[Numpy-discussion] Re: ndarray.fill and ma.array.filled

Fri Apr 7 15:54:01 EDT 2006

Folks,
I'm more or less in Eric's field (hydrology), and we do have to deal with 
missing values, that we can't interpolate straightforwardly (that is, without 
some dark statistical magic). Purely discarding the data is not an option 
either. MA fills the need, most of it.

I think one of the issues is what is meant by 'masked data':
- a missing observation ? 
- a NAN ?
- a data we don't want to consider at one particular point ?
For the last point, think about raster maps or bitmaps: calculations should be 
performed on a chunk of data, the initial data left untouched, and the result 
should both have the same size as the original, and valid only on the initial 
chunk. The current MA implementation, with its _data part and is _mask part, 
works nicely for the 3rd point.

- I wonder whether implementing a 'filled' method for ndarrays is really 
better than letting the user create a MaskedArray, where the NANs are 
masked.In any case, a 'filled' method should always return a copy, as it's no 
longer the initial data.

- I'm not sure what to do with the idea of making ndarray a subclass of MA . 
One on side, Tim pointed rightly that a ndarray is just a MA with a 'False' 
mask. Actually, I'm a bit frustrated with the standard 'asarray' that shows 
up in many functions. I'd prefer something like "if the argument is a 
non-numpy sequence (tuples,lists), transforming it in a ndarray, but if it's 
already a ndarray or a MA, leave it as it is. Don't touch the mask if 
present". That's how MA.asarray works, but unfortunately  the std "asarray" 
gets rid of the mask (and you end up with something which is not what you'd 
expect). A 'mask=False' attribute in ndarray would be nice.
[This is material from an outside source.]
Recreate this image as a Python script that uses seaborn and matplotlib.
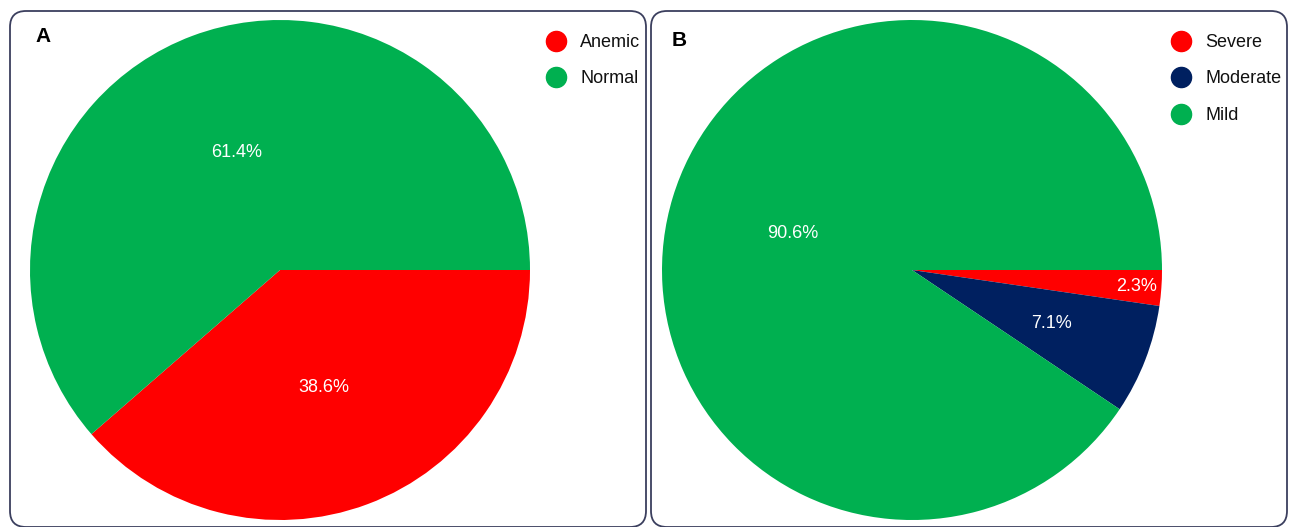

On another, some methods/functions make sense only on unmasked ndarray (FFT, 
solving equations), some others are a bit tricky to implement (diff ? 
median...). Some exception could be raised if the arguments of these 
functions return True with ismasked (cf below), or that could be simplified 
if 'mask' was a default attribute of numarrays.
I regularly have to use a ismasked function (cf below). 
def ismasked(a):
    if hasattr(a,'mask'):
        return a.mask.any()
    else:
        return False

We're going towards MA as the default object.

But then again, what would be the behavior to deal with missing values ? Using  
R-like na.actions ? That'd be great, but it's getting more complex. 
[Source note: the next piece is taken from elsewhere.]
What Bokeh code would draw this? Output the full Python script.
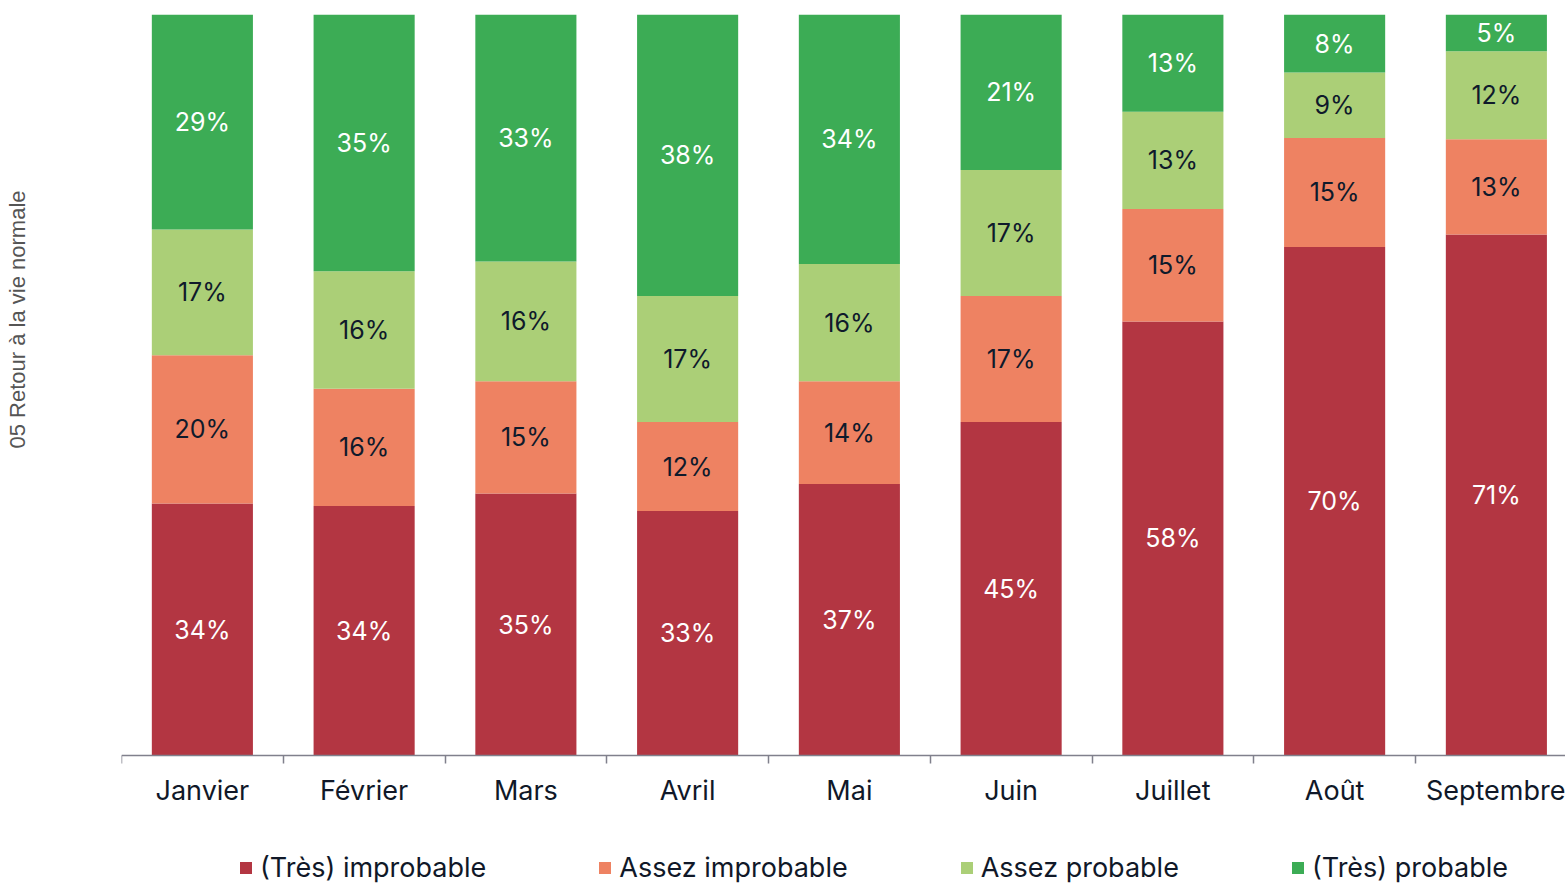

Oh, and another thing: if 'mask', or 'masked' becomes a default attribute of 
ndarrays, how do we define a mask? As a boolean ndarray whose 'mask' is 
always 'False' ? How do you __repr__ it ?

- I agree that 'filled_value' is not very useful. If I want to fill an array, 
I'm happy to specify what value I want it filled with. In facts, I'd be 
happier to specifiy 'values'. I often have to work with 2D arrays, each 
column representing a different variable. If this array has to be filled, I'd 
like each column to be filled with one particular value, not necessarily the 
same along all columns: something like

column_stack([A[:,k].filled(filler[k]) for k in range(A.shape[1])]) 

with filler a 1xA.shape[1] array of filling values. Of course, we could 
imagine the same thing for rows, or higher dimensions...

Sorry for the rants...